Like a good Stoic practicing voluntary self deprivation, I listened to Rush Limbaugh during this morning’s commute. He went all Jennifer Weiner on Harvey Weinstein whose “alleged” decades of sexual harassment momentarily give the Republicans the edge in the Sexual Impropriety Olympics. I’m not sure of the actual score because its constantly adjusting for new sordid details from our most public figures on the right and left.

Note to Rush Limbaugh. You can’t constantly discredit the New York Times as a reputable publication and then cherry pick stories that give you a political hard on. Is it trustworthy journalism or not?

Ready for the most amazing insight I have on offer today? Neither political party has a monopoly on virtue. Scorekeeping belittles the victims, mostly less powerful women. Powerful men of all political persuasions are adept at breaking vows and taking advantage of the less powerful. Mindless sex scandal scorekeeping is an especially poignant example of partisanship run amok.

Rush Limbaugh’s Appeal

Of my own free will, I listened to the first 45 minutes of Rush Limbaugh’s talk show Monday. As expected, he was angry at those who suggest his ilk are partially responsible for creating an environment in which extremists feel freer to act on their extremist beliefs.

I find small doses of Rush interesting from a communication perspective. How does he attract such an incredibly large audience? Most liberals, who can’t get past his content, are loathe to admit that he’s a talented and skilled communicator.

Are his ideas more insightful than other radio hosts with smaller audiences? Do people tune in each day because he’s an original and brilliant thinker whose insights challenge, surprise, and enlighten? Of course not, of course not.

My Limbaugh-listening friends would answer this way, “Wrong again Ron, it is his content. Rush skillfully fills a huge void created by the left-wing mainstream media. He taps into what me and a lot of other people believe about small government, the excesses of multiculturalism, and free market capitalism.”

My liberal friends might offer up hypotheses that denigrate his listeners. “Rush doesn’t believe half the stuff he says. He’s grown fabulously wealthy by figuring out how to tap into people’s fears, and worst, most basal instincts. The lowest common denominator in action.”

I believe Rush succeeds in attracting such a large audience for three reasons.

1) Rush does believe what he says. He truly is as conservative as an analysis of his thousands of transcripts would suggest. If his passion for his beliefs was manufactured, it would have subsided a long time ago.

2) Rush has created separation from the competition by being more more consistently ostentatious than the typical conservative talk host at your local radio station. Your local personality might be irritating, Rush is incendiary. Most ideologues are content to ruin the occasional dinner party, Rush isn’t afraid of a national furor.

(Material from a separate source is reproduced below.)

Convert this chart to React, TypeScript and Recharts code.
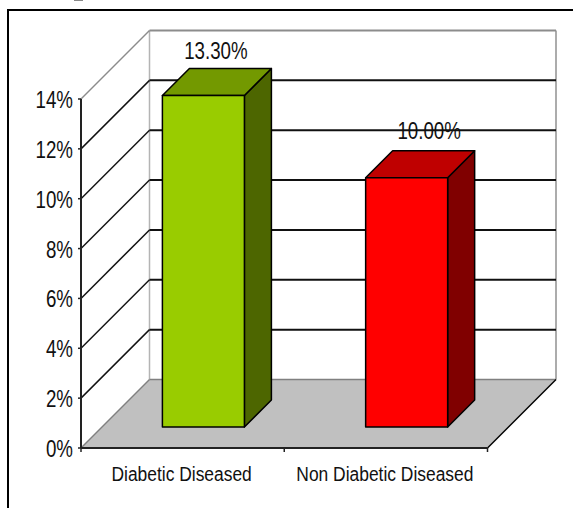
import { Bar, BarChart, CartesianGrid, LabelList, XAxis, YAxis } from "recharts";

const categories = ["Diabetic Diseased", "Non Diabetic Diseased"];
const percentages = [13.3, 10];
const yTicks = [0, 2, 4, 6, 8, 10, 12, 14];

const data = categories.map((name, i) => ({ name, value: percentages[i] }));

const frontColors = ["#99cc00", "#ff0000"];
const topColors = ["#739900", "#bf0000"];
const sideColors = ["#4d6600", "#800000"];
const labelNudgeX = [0, 10];
const labelNudgeY = [0, 3];

const WIDTH = 573;
const HEIGHT = 508;
const WALL_DEPTH = 68.5;
const BAR_INSET = 20.4;
const BAR_RISE = 21;
const BAR_DEPTH = 27;
const PLOT = { left: 81, right: 487.5, top: 99, bottom: 448 };
const BAND = (PLOT.right - PLOT.left) / categories.length;
const FONT = "'Liberation Sans', Arial, sans-serif";

function SqueezedText({ x, y, size, squeeze = 0.78, anchor, children }: any) {
  return (
    <text
      transform={`translate(${x} ${y}) scale(${squeeze} 1)`}
      textAnchor={anchor}
      fontFamily={FONT}
      fontSize={size}
      fill="#111"
    >
      {children}
    </text>
  );
}

// Each grid line runs up the side wall and across the back wall.
// The 0% line becomes the floor, the top line closes the walls.
function WallLine({ x1, x2, y1, index }: any) {
  const backY = y1 - WALL_DEPTH;
  const backLeft = x1 + WALL_DEPTH;
  const backRight = x2 + WALL_DEPTH;
  if (y1 >= PLOT.bottom - 1) {
    return (
      <g key={`floor-${index}`}>
        <line x1={backLeft} y1={PLOT.top - WALL_DEPTH} x2={backLeft} y2={backY} stroke="#b4b4b4" strokeWidth={1.5} />
        <line x1={backRight} y1={PLOT.top - WALL_DEPTH} x2={backRight} y2={backY} stroke="#909090" strokeWidth={1.5} />
        <polygon points={`${x1},${y1} ${backLeft},${backY} ${backRight},${backY} ${x2},${y1}`} fill="#c0c0c0" />
        <line x1={x1} y1={y1} x2={backLeft} y2={backY} stroke="#808080" strokeWidth={1.5} />
        <line x1={backLeft} y1={backY} x2={backRight} y2={backY} stroke="#808080" strokeWidth={1.5} />
        <line x1={x2} y1={y1} x2={backRight} y2={backY} stroke="#000" strokeWidth={1.5} />
      </g>
    );
  }
  const isTop = y1 <= PLOT.top + 1;
  const stroke = isTop ? "#8c8c8c" : "#111";
  return (
    <g key={`wall-${index}`}>
      <line x1={x1} y1={y1} x2={backLeft} y2={backY} stroke={stroke} strokeWidth={1.5} />
      <line x1={backLeft} y1={backY} x2={backRight} y2={backY} stroke={stroke} strokeWidth={2} />
    </g>
  );
}

function Box3D({ x, y, width, height, index }: any) {
  const left = x + BAR_INSET;
  const right = left + width;
  const top = y - BAR_RISE;
  const bottom = y + height - BAR_RISE;
  const d = BAR_DEPTH;
  const edge = { stroke: "#000", strokeWidth: 1.5, strokeLinejoin: "round" as const };
  return (
    <g>
      <polygon
        points={`${right},${top} ${right + d},${top - d} ${right + d},${bottom - d} ${right},${bottom}`}
        fill={sideColors[index]}
        {...edge}
      />
      <polygon
        points={`${left},${top} ${left + d},${top - d} ${right + d},${top - d} ${right},${top}`}
        fill={topColors[index]}
        {...edge}
      />
      <rect x={left} y={top} width={width} height={bottom - top} fill={frontColors[index]} {...edge} />
    </g>
  );
}

function BarValue({ x, y, width, value, index }: any) {
  const cx = x + BAR_INSET + width / 2 + BAR_DEPTH / 2 + labelNudgeX[index] - 1;
  const baseline = y - BAR_RISE - BAR_DEPTH - 9 - labelNudgeY[index];
  return (
    <SqueezedText x={cx} y={baseline} size={24} anchor="middle">
      {`${Number(value).toFixed(2)}%`}
    </SqueezedText>
  );
}

function YTick({ x, y, payload }: any) {
  return (
    <SqueezedText x={x - 3} y={y + 9} size={24} anchor="end">
      {`${payload.value}%`}
    </SqueezedText>
  );
}

function XTick({ x, y, payload, index }: any) {
  const edgeX = x - BAND / 2;
  return (
    <g>
      <line x1={edgeX} y1={PLOT.bottom} x2={edgeX} y2={PLOT.bottom + 4} stroke="#222" strokeWidth={1.5} />
      {index === categories.length - 1 && (
        <line x1={x + BAND / 2} y1={PLOT.bottom} x2={x + BAND / 2} y2={PLOT.bottom + 4} stroke="#222" strokeWidth={1.5} />
      )}
      <SqueezedText x={x - 1} y={y + 25} size={21} squeeze={0.83} anchor="middle">
        {payload.value}
      </SqueezedText>
    </g>
  );
}

export default function App() {
  return (
    <div style={{ position: "absolute", left: 0, top: 0, width: WIDTH, height: HEIGHT, overflow: "hidden", background: "#fff" }}>
      <div style={{ position: "absolute", left: 74, top: 0, width: 9, height: 1, background: "#888" }} />
      <div
        style={{
          position: "absolute",
          left: 7,
          top: 9,
          width: WIDTH,
          height: HEIGHT,
          borderLeft: "2px solid #000",
          borderTop: "2px solid #000",
        }}
      />
      <div style={{ position: "absolute", left: 0, top: 0 }}>
        <BarChart
          width={WIDTH}
          height={HEIGHT}
          data={data}
          margin={{ left: 41, right: WIDTH - PLOT.right, top: PLOT.top, bottom: 20 }}
        >
          <CartesianGrid vertical={false} horizontal={WallLine} />
          <XAxis
            dataKey="name"
            height={40}
            interval={0}
            tick={XTick}
            tickLine={false}
            axisLine={{ stroke: "#222", strokeWidth: 2 }}
          />
          <YAxis
            width={40}
            domain={[0, 14]}
            ticks={yTicks}
            interval={0}
            tick={YTick}
            tickSize={3}
            tickLine={{ stroke: "#222", strokeWidth: 1.5 }}
            axisLine={{ stroke: "#222", strokeWidth: 2 }}
          />
          <Bar dataKey="value" barSize={82} shape={Box3D} isAnimationActive={false}>
            <LabelList dataKey="value" content={BarValue} />
          </Bar>
        </BarChart>
      </div>
    </div>
  );
}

3) Most people are overwhelmed by the complexity of contemporary life and appreciate Rush’s simplified, nostalgic vision of life where moderates and moderation is excoriated. Rush provides answers. People find comfort in his absolutist, broadest possible brush, black and white world inhabited by good and bad guys, patriots and dissenters, nationalists and internationalists, capitalists and socialists, one enlightened and one evil political party.

My vision for this blog as a place for “people who find meaning in essential questions, ambiguity, conceptual thinking, and nuanced discussions” is at complete odds with Rush’s modus operandi. Were Rush to read my “what this blog is about” statement, he’d laugh heartily, and say, “Good luck with that.”

But I don’t need luck. All I need is some counter-cultural readers who want to help create an alternative.